◆ Exercise task: Your task is to tally the lines of the listing containing the word "this" and report the figure alone.

◆ ◆ ◆ ◆

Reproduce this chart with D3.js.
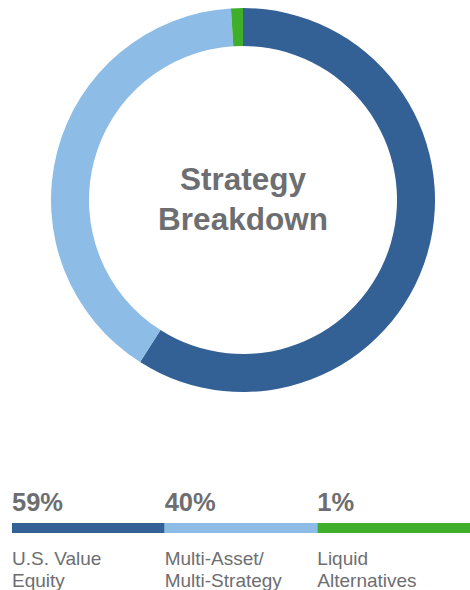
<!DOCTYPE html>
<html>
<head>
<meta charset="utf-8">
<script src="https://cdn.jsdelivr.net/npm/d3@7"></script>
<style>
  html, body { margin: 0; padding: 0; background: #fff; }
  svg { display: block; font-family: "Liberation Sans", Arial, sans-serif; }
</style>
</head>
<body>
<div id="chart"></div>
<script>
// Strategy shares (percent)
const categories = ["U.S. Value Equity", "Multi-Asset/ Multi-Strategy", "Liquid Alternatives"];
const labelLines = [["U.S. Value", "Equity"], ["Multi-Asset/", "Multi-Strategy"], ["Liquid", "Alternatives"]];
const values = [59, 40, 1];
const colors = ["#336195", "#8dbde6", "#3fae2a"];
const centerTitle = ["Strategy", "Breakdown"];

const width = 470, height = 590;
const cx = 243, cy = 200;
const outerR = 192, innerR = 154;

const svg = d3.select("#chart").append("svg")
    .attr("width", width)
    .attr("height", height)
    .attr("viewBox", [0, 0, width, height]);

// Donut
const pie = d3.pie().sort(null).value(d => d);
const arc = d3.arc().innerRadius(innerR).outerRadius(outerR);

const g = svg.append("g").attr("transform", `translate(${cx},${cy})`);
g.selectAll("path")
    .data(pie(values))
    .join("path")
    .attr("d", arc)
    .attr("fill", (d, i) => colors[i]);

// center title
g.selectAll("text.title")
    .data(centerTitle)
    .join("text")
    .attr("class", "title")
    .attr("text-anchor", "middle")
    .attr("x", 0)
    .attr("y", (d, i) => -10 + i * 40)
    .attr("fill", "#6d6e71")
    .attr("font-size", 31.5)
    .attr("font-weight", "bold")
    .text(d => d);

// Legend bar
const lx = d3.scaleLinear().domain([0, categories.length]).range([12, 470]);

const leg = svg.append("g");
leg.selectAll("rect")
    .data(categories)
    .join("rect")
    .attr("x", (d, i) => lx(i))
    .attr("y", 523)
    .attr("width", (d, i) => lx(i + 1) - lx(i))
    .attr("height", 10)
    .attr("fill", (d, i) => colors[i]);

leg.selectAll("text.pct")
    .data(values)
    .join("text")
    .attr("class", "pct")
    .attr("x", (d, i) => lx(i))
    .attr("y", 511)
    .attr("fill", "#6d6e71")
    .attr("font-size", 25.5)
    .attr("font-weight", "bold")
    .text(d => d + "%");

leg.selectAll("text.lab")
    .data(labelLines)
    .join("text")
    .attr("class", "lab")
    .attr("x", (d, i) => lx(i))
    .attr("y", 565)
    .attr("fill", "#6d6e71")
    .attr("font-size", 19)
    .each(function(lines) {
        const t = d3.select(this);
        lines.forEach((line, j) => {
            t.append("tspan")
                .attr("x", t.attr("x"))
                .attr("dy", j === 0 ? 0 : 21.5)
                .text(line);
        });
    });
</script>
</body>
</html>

◆ ◆ ◆ ◆

◆ Exercise solution: 2